Bill Ackman may end up liquidating his special purpose acquisition company, but his hedge fund firm just had its best day ever: a $1.6 billion haul.
Ackman’s Pershing Square Capital made that windfall Tuesday, when its $4 billion stake in Universal Music ahead of its initial public offering paid off after shares rose 40 percent on the opening.
Pershing Square's hedge funds put $2.9 billion into the deal, and Ackman was able to raise another $1.1 billion in a new co-investment vehicle for the rest of the 10 percent stake, making Universal the biggest position for his firm.
His biggest fund, Pershing Square Holdings, made an estimated 9 percentage points (gross) on the gain.
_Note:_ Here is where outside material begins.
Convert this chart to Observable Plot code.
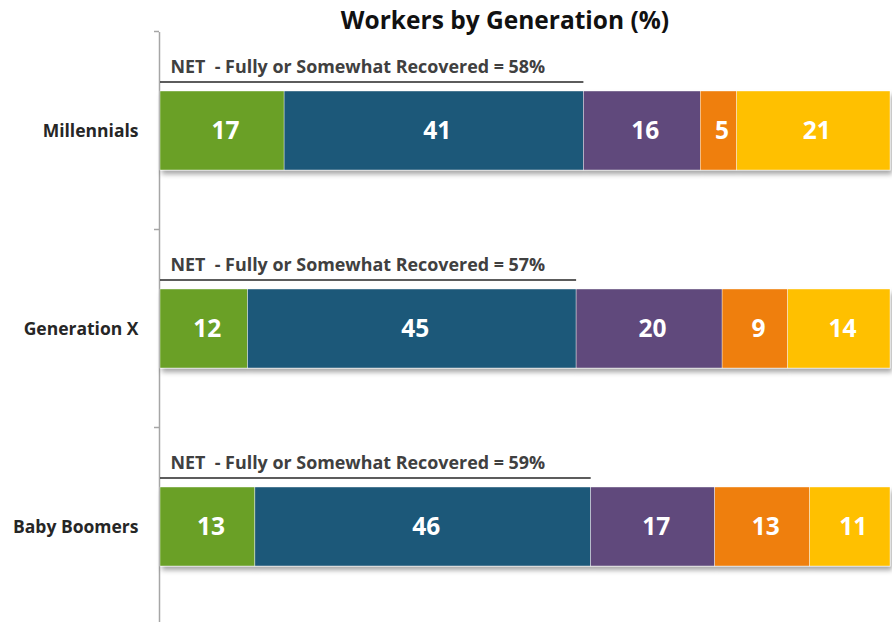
<!DOCTYPE html>
<html>
<head>
<meta charset="utf-8">
<script src="https://cdn.jsdelivr.net/npm/d3@7"></script>
<script src="https://cdn.jsdelivr.net/npm/@observablehq/plot@0.6"></script>
<style>
  html, body { margin: 0; padding: 0; background: #fff; }
  #wrap { position: relative; width: 892px; height: 622px; font-family: "Open Sans", sans-serif; }
  #title { position: absolute; left: 0; width: 1010px; top: 3px; text-align: center; font-weight: 700; font-size: 24.5px; line-height: 34px; color: #111; }
  #chart { position: absolute; left: 0; top: 0; }
</style>
</head>
<body>
<div id="wrap">
  <div id="chart"></div>
  <div id="title">Workers by Generation (%)</div>
</div>
<script>
const generations = ["Millennials", "Generation X", "Baby Boomers"];
const seriesNames = ["Fully recovered", "Somewhat recovered", "Not very recovered", "Not at all recovered", "Not affected"];
const seriesColors = ["#6AA028", "#1F5879", "#604A7B", "#EF7F0B", "#FFC000"];
const millennials = [17, 41, 16, 5, 21];
const generationX = [12, 45, 20, 9, 14];
const babyBoomers = [13, 46, 17, 13, 11];
const netRecovered = [58, 57, 59];
const netLabel = "NET  - Fully or Somewhat Recovered = ";

const rows = [millennials, generationX, babyBoomers];
const data = [];
generations.forEach((g, gi) => {
  rows[gi].forEach((v, si) => data.push({gen: g, series: seriesNames[si], value: v}));
});
const nets = generations.map((g, i) => ({gen: g, net: netRecovered[i], label: netLabel + netRecovered[i] + "%"}));

const chart = Plot.plot({
  width: 892,
  height: 622,
  marginLeft: 160,
  marginRight: 2,
  marginTop: 32,
  marginBottom: 0,
  style: {fontFamily: "Open Sans, sans-serif", background: "white"},
  x: {domain: [0, 100], axis: null},
  y: {domain: generations, range: [32, 626], paddingInner: 0.6, paddingOuter: 0.3, label: null},
  color: {domain: seriesNames, range: seriesColors},
  marks: [
    Plot.axisY({tickSize: 0, tickPadding: 22, fontSize: 17.5, fontWeight: 700, fill: "#262626", label: null}),
    Plot.ruleX([0], {stroke: "#a6a6a6", strokeWidth: 1.5, dx: -1}),
    Plot.barX(data, Plot.stackX({x: "value", y: "gen", fill: "series", order: null, stroke: "white", strokeWidth: 0.4})),
    Plot.text(data, Plot.stackX({x: "value", y: "gen", z: "series", order: null, text: d => String(d.value), fill: "white", fontSize: 24.5, fontWeight: 700, dx: 3})),
    Plot.ruleY(nets, {y: "gen", x1: 0, x2: "net", stroke: "#262626", strokeWidth: 1.5, dy: -49}),
    Plot.text(nets, {y: "gen", x: 0, text: "label", textAnchor: "start", dx: 10, dy: -64, fontSize: 17.9, fontWeight: 700, fill: "#404040"})
  ]
});

// drop shadow for bars
const svg = d3.select(chart);
const defs = svg.insert("defs", ":first-child");
const f = defs.append("filter").attr("id", "shadow").attr("x", "-5%").attr("y", "-20%").attr("width", "110%").attr("height", "150%");
f.append("feDropShadow").attr("dx", 2).attr("dy", 4).attr("stdDeviation", 2.5).attr("flood-color", "#000").attr("flood-opacity", 0.35);
svg.selectAll("g[aria-label='bar']").attr("filter", "url(#shadow)");

// category-boundary ticks on the y axis, from the band scale
const ys = chart.scale("y");
const step = ys.step, bw = ys.bandwidth;
const x0 = chart.scale("x").apply(0) - 1;
svg.append("g").attr("stroke", "#a6a6a6").attr("stroke-width", 1.5)
  .selectAll("line").data(generations).join("line")
  .attr("x1", x0 - 5).attr("x2", x0)
  .attr("y1", d => ys.apply(d) + bw / 2 - step / 2)
  .attr("y2", d => ys.apply(d) + bw / 2 - step / 2);

document.getElementById("chart").appendChild(chart);
</script>
</body>
</html>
That will more than make up for the losses it is carrying on Ackman’s SPAC, Pershing Square Tontine Holdings, based on the value of the warrants it holds. (As of August 17, Tontine was Pershing Square’s biggest loser for the year, accounting for 6.4 percentage points of losses and dragging down the fund’s overall performance, according to its semi-annual financial statement.)
Now Pershing Square Holdings, which was up 7.7 percent net for the year as of Sept. 14, has taken off: It is up an estimated 18 percent (gross) for the year.
Ackman, who has a 25 percent stake in Pershing Square Holdings, and collects incentive fees as well, made an estimated $600 million on the day.
He declined to comment. But the huge windfall for his hedge fund isn’t what he had in mind when he began talking with Universal parent Vivendi, the French conglomerate, last November. At the time, the plan was for Tontine to invest in the company.
The deal was complicated and unusual for a SPAC because it wouldn’t have ended in a merger, and the SPAC would have had money left over.
After Vivendi announced a deal had been struck with Tontine to take a 10 percent stake in Universal ahead of a spinoff of 60 percent of the company, Tontine’s stock sank. Within weeks the U.S. Securities and Exchange Commission said it would not approve the SPAC’s plans, and the Tontine board abandoned the proposal.
“It was a dagger in the heart,” Ackman told CNBC the day of that announcement.
At the time, Ackman said his hedge fund firm would make the investment to keep his commitment to Vivendi. To do so, he sold Pershing Square’s stake in Agilent to raise cash, then went out and launched another vehicle to raise the rest of the money required.
Had the SEC let the deal go through, however, Tontine shareholders would have been rewarded handsomely. The complicated structure would have had Tontine invest $14.50 of the $20 per share of the SPAC in Universal, so the 40 percent gain would have amounted to about $6 per share, on top of the remaining $5.50 cash shell.
That alone would have put Tontine’s value per share at $26. The structure also would have included warrants on a new security, called a SPARC, for special purpose acquisition rights corporation. It’s almost impossible to value those — the SEC has yet to approve the new security — but they could have been worth a few bucks on their own.
Instead, within weeks of the SEC’s action, Tontine fell below its net-asset value of $20, and Ackman said he might liquidate the fund and give investors their money back along with warrants on the SPARC if the SEC will approve it. The SPARC is different from a SPAC because investors won’t have to put in money upfront, as they do in a SPAC. The New York Stock Exchange has submitted the rule change to the SEC, which is reviewing it.
The whole process has left many retail investors disgruntled — as well as poorer. But some see the Universal IPO as vindication of Ackman’s deal-making prowess.
“I still think the price action of [Universal] shows that Bill is a deal maker and I still think he will find a deal that we like for PSTH,” an investor who goes by the Twitter handle of Mattress_King wrote Institutional Investor in a direct message.
“I also want to comment that the new SPARC structure could be a game changer — extremely optimistic about that,” he added.